Thursday, February 20, 2014

The Islas Bellestas, Peru

Amber:  The Islas Ballestas, otherwise known as The Poor Mans Galapagos, was a Peruvian highlight.  We arrived in the small, seaside town of Paracas, checked into our hostel and walked to the beach.  The late afternoon sun wasn't too hot so we grabbed a few Pilsen beer (very similar to a glorified PBR) and sat on the small United blanket I had borrowed for life, and watched the local children play soccer with a beat up, semi deflated ball.  It was very nice to be on the beach!
The next morning we woke up early and joined the fifty other passengers going on our tour to the Islas Ballesras via speed boat.  The Islas are a big business for Paracas and the dock was teeming with hundreds of tourists being herded along the assembly line of necessary paperwork, park passes, and being organized into boats.  We actually managed to get a nice seat at the front of the boat.  Our first stop was a huge Candelabra geoglyph.  It predates the Spanish arrival in the 1500's, so another thought was that it was supposed to be a cactus. 

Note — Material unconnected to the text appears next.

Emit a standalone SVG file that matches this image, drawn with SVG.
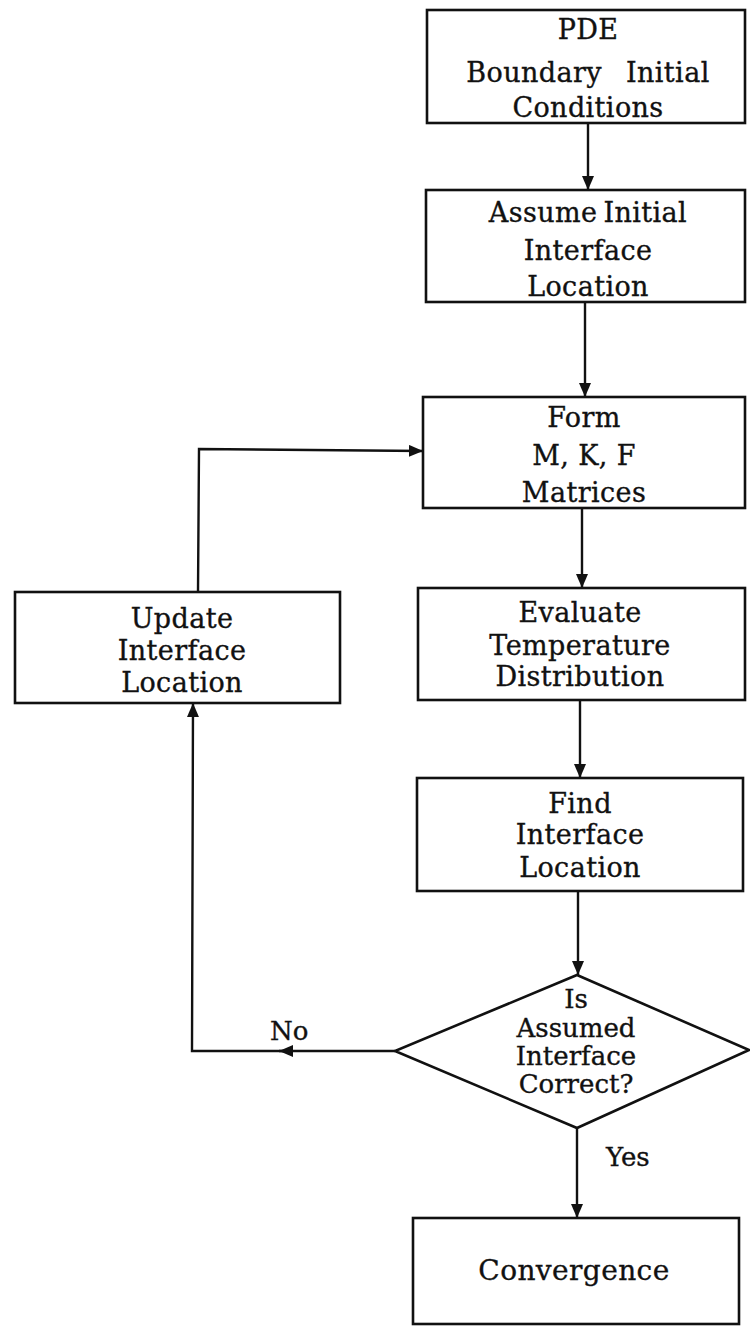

There were thousands of red and white, HUGE jelly fish between the mainland and the small scattered islands.  They were very pretty, but growing up in Kodiak, Alaska on a fishing boat, I had no desire to fall into the water and test how strong their sting was.

We arrived at the Islas after about seventeen minutes and immediately noticed the strong, pungent oder of seabird guano.  There were thousands of birds sitting on the rock islands or circling in the sky.  We had been warned to wear a hat to protect against an occasional dropping!!  There were Peruvian Boobies, pelicans, cormorants, by the thousands, and we even saw a scattering of Humboldt penguins.  Who needs to go to Antarctica and freeze when for $15 you can go to the Islas Ballestas?!  

There were thousands of sea lions lined up along the more accessible rocks and shore line.  Aside from the loner males sunning themselves on the outskirts, the masses of fat, huge sea lion males were constantly roaring and lunging at one another.  The females and young pups did their best to stay out of the way while the males were all either fighting or covered with fresh battle wounds.  Three were so many of them!  We wondered when they had time to eat.  I took hundreds of photos, they were amazing animals!!  We had such a great time we even considered going a second time!